- _Short task_
Your task is to write out only the lines running from the line with "Give me the" to the line with "450, 475, 500];", both ends kept, with no images.

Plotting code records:

* begin *

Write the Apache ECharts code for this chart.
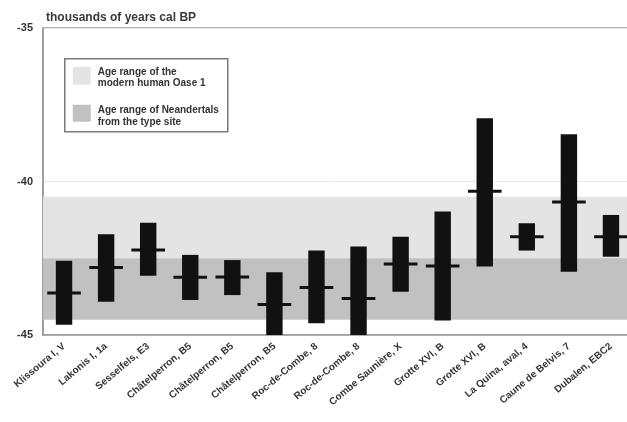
<!DOCTYPE html>
<html>
<head>
<meta charset="utf-8">
<script src="https://cdn.jsdelivr.net/npm/echarts@6/dist/echarts.min.js"></script>
<style>
  html, body { margin: 0; padding: 0; background: #fff; }
  #chart { width: 627px; height: 422px; }
</style>
</head>
<body>
<div id="chart"></div>
<script>
// Sites / layers along the x axis
var categories = [
  'Klissoura I, V', 'Lakonis I, 1a', 'Sesselfels, E3',
  'Châtelperron, B5', 'Châtelperron, B5', 'Châtelperron, B5',
  'Roc-de-Combe, 8', 'Roc-de-Combe, 8', 'Combe Saunière, X',
  'Grotte XVI, B', 'Grotte XVI, B', 'La Quina, aval, 4',
  'Caune de Belvis, 7', 'Dubalen, EBC2'
];
// Age ranges (thousands of years cal BP, negative = before present)
var rangeYoung = [-42.58, -41.72, -41.34, -42.39, -42.56, -42.96, -42.25, -42.12, -41.80, -40.98, -37.94, -41.36, -38.46, -41.09];
var rangeOld   = [-44.67, -43.92, -43.07, -43.86, -43.70, -45.00, -44.62, -45.00, -43.59, -44.53, -42.77, -42.25, -42.94, -42.45];
var rangeMean  = [-43.63, -42.80, -42.23, -43.12, -43.11, -44.01, -43.45, -43.81, -42.69, -42.75, -40.32, -41.80, -40.67, -41.80];

// Reference bands
var oaseBand = [-40.5, -42.5];
var neandertalBand = [-42.5, -44.5];
var yTicks = { min: -45, max: -35, step: 5 };

var lightGray = '#e4e4e4';
var darkGray = '#c1c1c1';
var ink = '#111';
var fontFamily = 'Arial, "Liberation Sans", sans-serif';

var chart = echarts.init(document.getElementById('chart'), null, { renderer: 'canvas' });

var data = categories.map(function (c, i) {
  return [i, rangeYoung[i], rangeOld[i], rangeMean[i]];
});

chart.setOption({
  animation: false,
  title: {
    text: 'thousands of years cal BP',
    left: 41, top: 7,
    textStyle: { fontFamily: fontFamily, fontSize: 12, fontWeight: 'bold', color: '#3a3a3a' }
  },
  grid: {
    left: 43, top: 28, right: -5, bottom: 87,
    outerBoundsMode: 'none',
    containLabel: false,
    show: true, borderColor: '#9a9a9a', borderWidth: 1.5, backgroundColor: 'transparent'
  },
  xAxis: {
    type: 'category',
    data: categories,
    boundaryGap: true,
    axisLine: { show: true, lineStyle: { color: '#9a9a9a', width: 1.5 } },
    axisTick: { show: false },
    axisLabel: {
      rotate: 40, interval: 0, margin: 10,
      fontFamily: fontFamily, fontSize: 10, fontWeight: 'bold', color: '#333'
    },
    splitLine: { show: false }
  },
  yAxis: {
    type: 'value',
    min: yTicks.min, max: yTicks.max, interval: yTicks.step,
    axisLine: { show: true, lineStyle: { color: '#9a9a9a', width: 1.5 } },
    axisTick: { show: false },
    axisLabel: { margin: 10, fontFamily: fontFamily, fontSize: 11, fontWeight: 'bold', color: '#333' },
    splitLine: { show: true, lineStyle: { color: '#e8e8e8', width: 1 } }
  },
  series: [
    {
      type: 'line',
      data: [],
      silent: true,
      markArea: {
        silent: true,
        itemStyle: { color: lightGray },
        data: [[{ yAxis: oaseBand[0] }, { yAxis: oaseBand[1] }]]
      },
      z: 1
    },
    {
      type: 'line',
      data: [],
      silent: true,
      markArea: {
        silent: true,
        itemStyle: { color: darkGray },
        data: [[{ yAxis: neandertalBand[0] }, { yAxis: neandertalBand[1] }]]
      },
      z: 2
    },
    {
      type: 'custom',
      clip: true,
      z: 5,
      data: data,
      encode: { x: 0, y: [1, 2, 3] },
      renderItem: function (params, api) {
        var x = api.value(0);
        var top = api.coord([x, api.value(1)]);
        var bottom = api.coord([x, api.value(2)]);
        var mid = api.coord([x, api.value(3)]);
        var bandW = api.size([1, 0])[0];
        var barW = bandW * 0.39;
        var tickW = bandW * 0.8;
        return {
          type: 'group',
          children: [
            {
              type: 'rect',
              shape: { x: top[0] - barW / 2, y: top[1], width: barW, height: bottom[1] - top[1] },
              style: { fill: ink }
            },
            {
              type: 'rect',
              shape: { x: mid[0] - tickW / 2, y: mid[1] - 1.5, width: tickW, height: 3 },
              style: { fill: ink }
            }
          ]
        };
      }
    }
  ],
  graphic: [
    {
      type: 'group',
      left: 64, top: 58,
      z: 10,
      children: [
        { type: 'rect', shape: { x: 0, y: 0, width: 163, height: 73 },
          style: { fill: '#fff', stroke: '#7a7a7a', lineWidth: 1.5 } },
        { type: 'rect', shape: { x: 8, y: 8, width: 18, height: 18 }, style: { fill: lightGray } },
        { type: 'text', x: 33, y: 8,
          style: { text: 'Age range of the\nmodern human Oase 1', fill: '#333', lineHeight: 11,
                   font: 'bold 10px ' + fontFamily } },
        { type: 'rect', shape: { x: 8, y: 46, width: 18, height: 17 }, style: { fill: darkGray } },
        { type: 'text', x: 33, y: 45,
          style: { text: 'Age range of Neandertals\nfrom the type site', fill: '#333', lineHeight: 12,
                   font: 'bold 10px ' + fontFamily } }
      ]
    }
  ]
});
</script>
</body>
</html>
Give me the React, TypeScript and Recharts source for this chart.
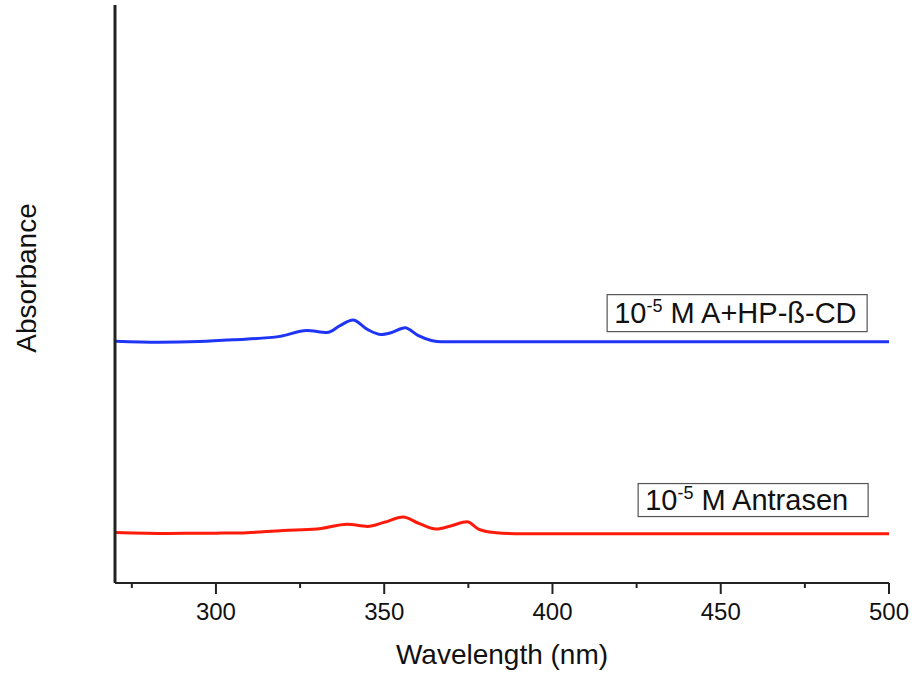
import { LineChart, Line, XAxis, YAxis, ReferenceDot, Label } from "recharts";

// ─── Spectra (wavelength in nm, absorbance in arbitrary units) ───

const complexWavelength = [270, 283, 295, 305, 319, 327, 333, 337, 340.7, 345, 349, 352, 356.2, 360, 364, 367, 380, 500];
const complexAbsorbance = [0.502, 0.5, 0.5015, 0.505, 0.512, 0.524, 0.52, 0.535, 0.546, 0.5265, 0.516, 0.5197, 0.53, 0.514, 0.5036, 0.501, 0.501, 0.501];

const anthraceneWavelength = [270, 286, 300, 307, 320, 330, 339, 345, 350, 355.6, 360, 365.4, 370, 374.6, 378, 382.6, 391, 500];
const anthraceneAbsorbance = [0.105, 0.103, 0.1035, 0.104, 0.109, 0.112, 0.122, 0.1175, 0.126, 0.137, 0.1246, 0.112, 0.119, 0.127, 0.112, 0.105, 0.1023, 0.1023];

const xTicks = [275, 300, 325, 350, 375, 400, 425, 450, 475, 500];

const complexSeries = complexWavelength.map((nm, i) => ({ nm, value: complexAbsorbance[i] }));
const anthraceneSeries = anthraceneWavelength.map((nm, i) => ({ nm, value: anthraceneAbsorbance[i] }));

const FONT = "'Liberation Sans', Arial, sans-serif";

function WavelengthTick({ x, payload }: any) {
  const major = payload.value % 50 === 0;
  return (
    <g>
      <line x1={x} y1={583} x2={x} y2={583 + (major ? 11 : 5)} stroke="#222" strokeWidth={2} />
      {major && (
        <text x={x} y={620} textAnchor="middle" fontSize={24} fill="#111" fontFamily={FONT}>
          {payload.value}
        </text>
      )}
    </g>
  );
}

// box label anchored at its right edge
function makeBox(head: string, rest: string, width: number, height: number) {
  return ({ cx, cy }: any) => (
    <g>
      <rect x={cx - width} y={cy - height / 2} width={width} height={height} fill="#fff" stroke="#555" strokeWidth={1.2} />
      <text x={cx - width + 7} y={cy + 10} fontSize={29} fill="#111" fontFamily={FONT}>
        {head}
        <tspan dy={-11} fontSize={18}>-5</tspan>
        <tspan dy={11}>{rest}</tspan>
      </text>
    </g>
  );
}

export default function App() {
  return (
    <div style={{ position: "absolute", left: 0, top: 0, background: "#fff" }}>
      <LineChart width={913} height={680} margin={{ top: 5, right: 24, left: 55, bottom: 0 }}>
        <XAxis
          type="number"
          dataKey="nm"
          domain={[270, 500]}
          ticks={xTicks}
          allowDataOverflow
          axisLine={{ stroke: "#222", strokeWidth: 2 }}
          tickLine={false}
          tick={<WavelengthTick />}
          height={97}
        >
          <Label
            value="Wavelength (nm)"
            position="insideBottom"
            offset={16}
            style={{ fontSize: 28, fill: "#111", fontFamily: FONT }}
          />
        </XAxis>
        <YAxis
          type="number"
          dataKey="value"
          domain={[0, 1.2]}
          width={60}
          tick={false}
          tickLine={false}
          axisLine={{ stroke: "#222", strokeWidth: 3 }}
        >
          <Label
            content={() => (
              <text
                x={26}
                y={278}
                transform="rotate(-90, 26, 278)"
                textAnchor="middle"
                dominantBaseline="central"
                fontSize={28}
                fill="#111"
                fontFamily={FONT}
              >
                Absorbance
              </text>
            )}
          />
        </YAxis>
        <Line
          data={complexSeries}
          dataKey="value"
          type="monotone"
          stroke="#1f35f5"
          strokeWidth={3}
          dot={false}
          isAnimationActive={false}
        />
        <Line
          data={anthraceneSeries}
          dataKey="value"
          type="monotone"
          stroke="#ff1a0a"
          strokeWidth={3}
          dot={false}
          isAnimationActive={false}
        />
        <ReferenceDot x={493.5} y={0.5603} ifOverflow="visible" shape={makeBox("10", " M A+HP-ß-CD", 260, 37)} />
        <ReferenceDot x={493.8} y={0.1722} ifOverflow="visible" shape={makeBox("10", " M Antrasen", 230, 33)} />
      </LineChart>
    </div>
  );
}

* end *

- _Final answer_
Give me the React, TypeScript and Recharts source for this chart.
import { LineChart, Line, XAxis, YAxis, ReferenceDot, Label } from "recharts";

// ─── Spectra (wavelength in nm, absorbance in arbitrary units) ───

const complexWavelength = [270, 283, 295, 305, 319, 327, 333, 337, 340.7, 345, 349, 352, 356.2, 360, 364, 367, 380, 500];
const complexAbsorbance = [0.502, 0.5, 0.5015, 0.505, 0.512, 0.524, 0.52, 0.535, 0.546, 0.5265, 0.516, 0.5197, 0.53, 0.514, 0.5036, 0.501, 0.501, 0.501];

const anthraceneWavelength = [270, 286, 300, 307, 320, 330, 339, 345, 350, 355.6, 360, 365.4, 370, 374.6, 378, 382.6, 391, 500];
const anthraceneAbsorbance = [0.105, 0.103, 0.1035, 0.104, 0.109, 0.112, 0.122, 0.1175, 0.126, 0.137, 0.1246, 0.112, 0.119, 0.127, 0.112, 0.105, 0.1023, 0.1023];

const xTicks = [275, 300, 325, 350, 375, 400, 425, 450, 475, 500];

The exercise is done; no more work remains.